Whether you wish to grow luffa to eat or to use as a loofah sponge, the great news is that luffa is an easy plant to grow. Personally I found it quite effortless to care for and I get a crop going every year so that I have enough sponges to last me for a while. In this blog post, I will teach you how to grow luffa from seed.

Luffa is a cucurbit that is also known as a sponge gourd. It is commonly eaten as a vegetable, or dried and used as a sponge. It comes in two forms, smooth or ridged. Either way, they are delicious and make good sponges.

Did you know that luffas also come in very small sizes? I have been trying to get my hands on Luffa operculata for ages but it’s often sold out. That would be another fun luffa to grow!

If you’d like to learn how to grow luffa, read on for more details!

how to grow luffa
Luffa plant growing on a trellis at Jurong Lake Gardens

How to grow luffa from seed

how to grow luffa from seed

If you live in a cold climate country, start your seeds indoors around 6 weeks before the last expected frost date. Once temperatures warm up and are consistently above 10 °C (50°F) at night, you can transplant your seedlings outdoors.

I usually start my seedlings in punnets filled with seed raising mix and transplant to my garden bed once it is a few weeks old. Cucurbits enjoy moist, well draining soil in a site with full day sun, and luffa is no different. Luffa fares well in-ground, but it is also happy to grow in a pot, I have done this on many occasions and yielded fruit from it.

How to care for luffa plant

Due to its vining nature, give your plants a trellis or let it sprawl on the ground. I grow mine on a lightweight, simple trellis but the vines usually meander and find its way on the ground. I place a brick or inverted pot underneath luffas growing on the ground, to prevent the fruit from rotting where it touches moist soil.

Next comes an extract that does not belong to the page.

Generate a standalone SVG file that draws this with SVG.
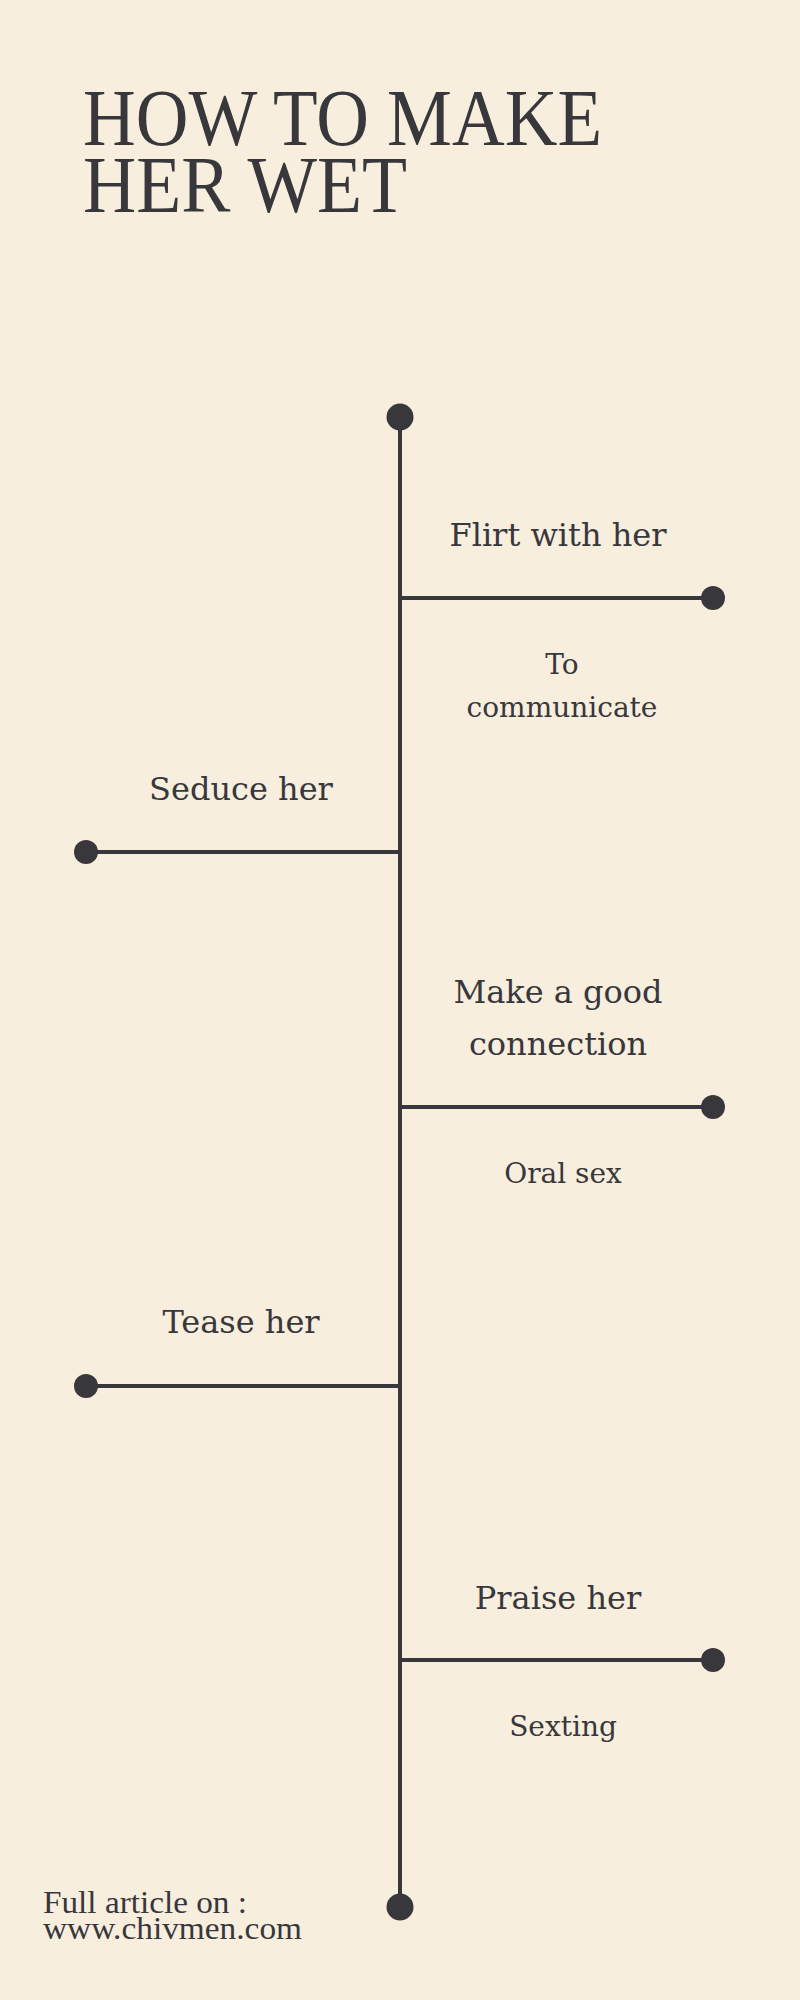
<svg xmlns="http://www.w3.org/2000/svg" width="800" height="2000" viewBox="0 0 800 2000">
<style>
.bg{fill:#f7eedd}
.ln{stroke:#38373c;stroke-width:4;fill:none}
.dot{fill:#38373c}
.title{font-family:"Liberation Serif",serif;font-size:80px;fill:#38373c}
.lbl{font-family:"DejaVu Serif","Liberation Serif",serif;font-size:32px;fill:#38373c;text-anchor:middle}
.sub{font-family:"DejaVu Serif","Liberation Serif",serif;font-size:28px;fill:#38373c;text-anchor:middle}
.foot{font-family:"Liberation Serif",serif;font-size:32px;fill:#38373c}
</style>
<rect class="bg" x="0" y="0" width="800" height="2000"/>
<g id="title">
<text class="title" x="83" y="145" textLength="519" lengthAdjust="spacingAndGlyphs">HOW TO MAKE</text>
<text class="title" x="83" y="212" textLength="324" lengthAdjust="spacingAndGlyphs">HER WET</text>
</g>
<g id="connectors">
<line class="ln" x1="400" y1="417" x2="400" y2="1907"/>
<line class="ln" x1="400" y1="598" x2="713" y2="598"/>
<line class="ln" x1="400" y1="852" x2="86" y2="852"/>
<line class="ln" x1="400" y1="1107" x2="713" y2="1107"/>
<line class="ln" x1="400" y1="1386" x2="86" y2="1386"/>
<line class="ln" x1="400" y1="1660" x2="713" y2="1660"/>
</g>
<g id="start"><circle class="dot" cx="400" cy="417" r="13.5"/></g>
<g id="end"><circle class="dot" cx="400" cy="1907" r="13.5"/></g>
<g id="node-flirt">
<circle class="dot" cx="713" cy="598" r="12"/>
<text class="lbl" x="558" y="546">Flirt with her</text>
<text class="sub" x="562" y="674">To</text>
<text class="sub" x="562" y="717">communicate</text>
</g>
<g id="node-seduce">
<circle class="dot" cx="86" cy="852" r="12"/>
<text class="lbl" x="241" y="800">Seduce her</text>
</g>
<g id="node-connection">
<circle class="dot" cx="713" cy="1107" r="12"/>
<text class="lbl" x="558" y="1003">Make a good</text>
<text class="lbl" x="558" y="1055">connection</text>
<text class="sub" x="563" y="1183">Oral sex</text>
</g>
<g id="node-tease">
<circle class="dot" cx="86" cy="1386" r="12"/>
<text class="lbl" x="241" y="1333">Tease her</text>
</g>
<g id="node-praise">
<circle class="dot" cx="713" cy="1660" r="12"/>
<text class="lbl" x="558" y="1609">Praise her</text>
<text class="sub" x="563" y="1736">Sexting</text>
</g>
<g id="footer">
<text class="foot" x="43" y="1913" textLength="204" lengthAdjust="spacingAndGlyphs">Full article on :</text>
<text class="foot" x="43" y="1939" textLength="259" lengthAdjust="spacingAndGlyphs">www.chivmen.com</text>
</g>
</svg>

For a bountiful harvest, make sure the soil is well fertilised. I prepare the beds before I transplant, adding compost and fertiliser to ensure the seedlings have adequate nutrients to have a good head start. Every two weeks I supplement with a liquid feed of fish emulsion and occasionally I drench the leaves with seaweed emulsion.

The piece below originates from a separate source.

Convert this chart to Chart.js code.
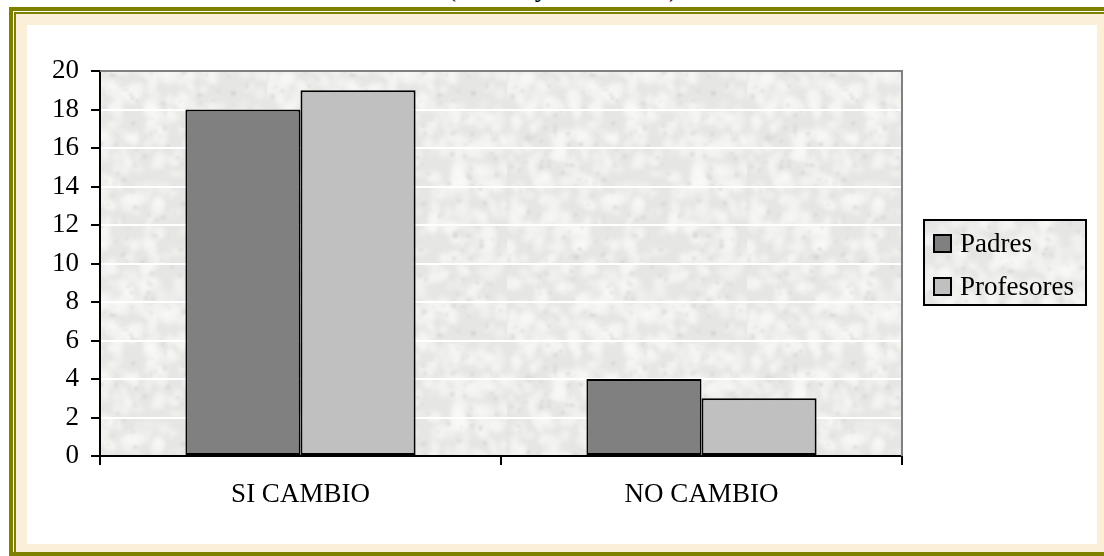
<!DOCTYPE html>
<html>
<head>
<meta charset="utf-8">
<script src="https://cdn.jsdelivr.net/npm/chart.js@4/dist/chart.umd.min.js"></script>
<style>
  html, body { margin: 0; padding: 0; background: #ffffff; }
  body { width: 1104px; height: 556px; position: relative; overflow: hidden; font-family: "Liberation Serif", "Times New Roman", serif; }
  .caption { position: absolute; left: 447px; top: -26px; font-size: 27px; line-height: 27px; color: #000; white-space: nowrap; }
  .frame-outer { position: absolute; left: 9px; top: 7px; width: 1200px; height: 600px; border-top: 4px solid #808000; border-left: 4px solid #808000; background: #ffffff; }
  .frame-inner { position: absolute; left: 14px; top: 12px; width: 1200px; height: 539px; border-top: 2px solid #808000; border-left: 2px solid #808000; border-bottom: 2px solid #ffffff; background: #fcefd8; }
  .frame-bottom { position: absolute; left: 9px; top: 552px; width: 1200px; height: 4px; background: #808000; }
  .panel { position: absolute; left: 27px; top: 25px; width: 1070px; height: 519px; background: #ffffff; }
  .legend { position: absolute; left: 923px; top: 219px; width: 160px; height: 83px; border: 2px solid #000; font-size: 27px; color: #000; }
  .legend .item { position: absolute; left: 8px; height: 20px; display: flex; align-items: center; white-space: nowrap; }
  .legend .swatch { width: 15px; height: 15px; border: 2px solid #000; margin-right: 8px; }
</style>
</head>
<body>
<div class="caption">(Padres y Profesores).</div>
<div class="frame-outer"></div>
<div class="frame-inner"></div>
<div class="frame-bottom"></div>
<div class="panel">
  <canvas id="chart" width="1070" height="519"></canvas>
</div>
<div class="legend" id="legend"></div>
<script>
// Categories and series
const categories = ['SI CAMBIO', 'NO CAMBIO'];
const seriesNames = ['Padres', 'Profesores'];
const padres = [18, 4];
const profesores = [19, 3];
const seriesColors = ['#808080', '#c0c0c0'];
const yTicks = [0, 2, 4, 6, 8, 10, 12, 14, 16, 18, 20];

// Soft marble-like texture used for the plot and legend backgrounds
function makeTexture() {
  const c = document.createElement('canvas');
  c.width = 240; c.height = 240;
  const g = c.getContext('2d');
  g.fillStyle = '#e6e6e4';
  g.fillRect(0, 0, 240, 240);
  let s = 24681;
  const rnd = () => { s = (s * 1103515245 + 12345) % 2147483648; return s / 2147483648; };
  g.filter = 'blur(2.5px)';
  for (let i = 0; i < 420; i++) {
    const x = rnd() * 240, y = rnd() * 240, rx = 3 + rnd() * 9, ry = 2 + rnd() * 5;
    g.fillStyle = 'rgba(250,250,248,' + (0.35 + rnd() * 0.4).toFixed(2) + ')';
    g.beginPath(); g.ellipse(x, y, rx, ry, rnd() * Math.PI, 0, Math.PI * 2); g.fill();
  }
  g.filter = 'blur(1px)';
  for (let i = 0; i < 260; i++) {
    const x = rnd() * 240, y = rnd() * 240, r = 0.8 + rnd() * 1.6;
    g.fillStyle = 'rgba(205,205,203,' + (0.3 + rnd() * 0.3).toFixed(2) + ')';
    g.beginPath(); g.arc(x, y, r, 0, Math.PI * 2); g.fill();
  }
  return c;
}
const texture = makeTexture();

const legendEl = document.getElementById('legend');
legendEl.style.backgroundImage = 'url(' + texture.toDataURL() + ')';
seriesNames.forEach((name, i) => {
  const item = document.createElement('div');
  item.className = 'item';
  item.style.top = (i === 0 ? 12 : 55) + 'px';
  const sw = document.createElement('div');
  sw.className = 'swatch';
  sw.style.background = seriesColors[i];
  const tx = document.createElement('span');
  tx.textContent = name;
  item.appendChild(sw); item.appendChild(tx);
  legendEl.appendChild(item);
});

const plotFrame = {
  id: 'plotFrame',
  beforeDraw(chart) {
    const { ctx, chartArea: a } = chart;
    ctx.save();
    ctx.fillStyle = ctx.createPattern(texture, 'repeat');
    ctx.fillRect(a.left, a.top, a.right - a.left, a.bottom - a.top);
    ctx.restore();
  },
  beforeDatasetsDraw(chart) {
    const { ctx, chartArea: a } = chart;
    ctx.save();
    ctx.strokeStyle = '#808080';
    ctx.lineWidth = 2;
    ctx.beginPath();
    ctx.moveTo(a.left, a.top);
    ctx.lineTo(a.right, a.top);
    ctx.lineTo(a.right, a.bottom);
    ctx.stroke();
    ctx.restore();
  }
};

const font = { family: '"Liberation Serif", "Times New Roman", serif', size: 27 };

new Chart(document.getElementById('chart'), {
  type: 'bar',
  data: {
    labels: categories,
    datasets: [
      { label: seriesNames[0], data: padres, backgroundColor: seriesColors[0] },
      { label: seriesNames[1], data: profesores, backgroundColor: seriesColors[1] }
    ].map(d => Object.assign(d, {
      borderColor: '#000', borderWidth: 2, borderSkipped: false,
      categoryPercentage: 0.574, barPercentage: 1.0
    }))
  },
  options: {
    responsive: false,
    animation: false,
    layout: { padding: { left: 0, top: 46, right: 195, bottom: 0 } },
    plugins: { legend: { display: false }, tooltip: { enabled: false } },
    scales: {
      x: {
        grid: { offset: true, drawOnChartArea: false, tickLength: 9, tickColor: '#000', lineWidth: 2 },
        border: { color: '#000', width: 2 },
        ticks: { color: '#000', font: font, padding: 14, maxRotation: 0 },
        afterFit(scale) { scale.height = 88; }
      },
      y: {
        min: 0, max: 20,
        afterBuildTicks(scale) { scale.ticks = yTicks.map(v => ({ value: v })); },
        grid: {
          color: ctx => (ctx.tick && ctx.tick.value === 20 ? '#808080' : (ctx.tick && ctx.tick.value === 0 ? 'rgba(0,0,0,0)' : '#ffffff')),
          lineWidth: 2, tickLength: 9, tickColor: '#000'
        },
        border: { color: '#000', width: 2 },
        ticks: { color: '#000', font: font, padding: 12 },
        afterFit(scale) { scale.width = 73; }
      }
    }
  },
  plugins: [plotFrame]
});
</script>
</body>
</html>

Luffa is a fast growing plant, and is prolific at sending out yellow coloured flowers. If you are growing this outdoors, pollinators like bees will do the work for you. But if you are growing from a high-rise balcony or rooftop and pollinators do not come by as often, you can hand pollinate. Depending on the variety of luffa, pollination should be attempted at different times; 4am – 8am for Luffa cylindrica and Luffa acutangula at 5pm – 8pm according to this paper.

When it comes to pests, I do not have any issues whatsoever. To avoid powdery mildew, make sure your plants have good air circulation.

When to harvest luffa

When to harvest luffa

If you are harvesting luffa for consumption, you can harvest it once it gets to the size you prefer. When you squeeze the gourd, it should feel soft. Once you leave it for too long, it becomes fibrous and is best left to dry into a sponge.

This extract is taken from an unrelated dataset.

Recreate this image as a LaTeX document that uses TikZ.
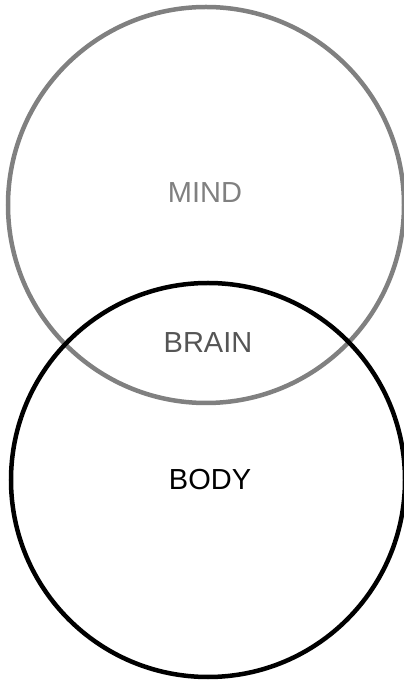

If harvesting for sponges, you can leave it to turn brown on the vine or when it is yellow. I prefer to harvest when brown because I do not like dealing with mucilage from harvesting it, although those who harvest at the yellowing stage say it is easier to peel when compared to its completely dried form. If you live in a temperate climate, you should harvest early in the event of frost.

I hope you found this post on how to grow luffa educational and will try it for yourself! Personally I find it fun and it makes a great garden gift for friends and family, it is a plant I look forward to growing every year.